Цитирование друг друга входило в свод правил нашей жизни: кто же еще поддержит нас? Вскоре появился спокойный и вроде бы рассудительный Грубин. Помню плавное, размеренное, но неумолимое нарастание абсурда в наших хождениях по утреннему городу… В поисках чего? Похмелились мы уже не раз и не два… Теперь я понимаю, что вело Сергея — ожидание новых происшествий с его героем (и с ним самим), нарабатывание нового сюжета. Шла неявная, но постоянная и нацеленная работа по превращению жидкого молока жизни в густую сметану довлатовской прозы… но я в этой «лаборатории» долго не выдержал и собрался домой.
Довлатов вдруг тоже сказал, что хочет домой и приглашает меня к себе в гости. Хотя я и устал от бессмысленности происходящего, отказываться было невежливо. Мы простились с его свитой, уже значительно разросшейся после посещения многих злачных мест, и свернули с Невского на Рубинштейна. Видно, с моей помощью Довлатов решил как-то с-ориентироваться в тогдашней литературной жизни. Или хотел «сфотографироваться» на всякий случай? На самом деле он собирал о нас материал, из которого получилась потом «Невидимая книга» — первая его заметная публикация. Многие из тех, кто, казалось, тогда преуспевал и смотрел на Довлатова свысока, останутся в литературе лишь как персонажи той книги. Он кидал нас в свою копилку. «Фотография» моя в его воспоминаниях сохранилась: о моих похождениях с гусеницей, к которой я потом внезапно охладел. Что-то из духа моих ранних рассказов, в том числе и устных, он, безусловно, схватил. Мое воспоминание проще: мы купили в гастрономе на Рубинштейна бутылку вина и пошли к нему. Помню тесную комнату, большую часть которой занимал огромный дореволюционный буфет. Такой же стоял и дома у нас. Довлатов достал стопки и собирался разлить — но тут вошла его мама, Нора Сергеевна. Я встал, поклонился. «Познакомься, мама, — сказал Серега. — Это Валера Попов!» — «Хорошо, что Попов, но плохо, что с бутылкой». — «Это моя бутылка!» — Сергей мужественно взял вину на себя. «Нет, моя!» — мне не хотелось уступать ему в благородстве. «Если не знаете чья, значит — моя!» — усмехнулась мама и унесла бутылку. Еще один довлатовский сюжет.
Потом я еще несколько раз встречал Довлатова в алкогольных парах. Понемногу он снова стал заметен и всем привычен. Но все как бы стояло на месте, все порывы заканчивались ничем. Как четко сформулировал сам Довлатов: «Чем ни закусывай — блюешь все равно винегретом».
В июне 1966 года у Лены и Сережи родилась дочь Катя. Это событие, безусловно, было спасительным для Сергея.

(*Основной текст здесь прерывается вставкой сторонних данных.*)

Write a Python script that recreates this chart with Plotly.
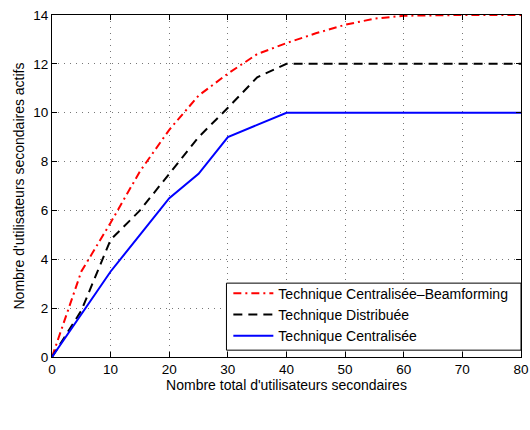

Дочка заставила его как-то собраться, сосредоточиться, хотя образцовым отцом и заботливым семьянином он отнюдь не был. Порою носил грудную Катю в большой сумке, ходил по делам, вынимал из сумки бумаги — и люди с удивлением видели, что там еще находится и грудной ребенок. И тем не менее именно Сергей вдруг как-то оказался главной нянькой маленькой Кати — в садик и в поликлинику по ее делам ходил именно он, а когда она стала ходить, гулял с ней, на ходу сочиняя сказки и детские стишки. Потом он же добился, чтобы Катя, как когда-то он сам, попала на лето в знаменитый Артек на Черном море. Катя в жизни Довлатова — главная отрада, любовь, а в конце (и особенно уже после его смерти) — помощница и хранительница. И когда Сергея «заносило» — о ком он больше всего вспоминал? О Кате!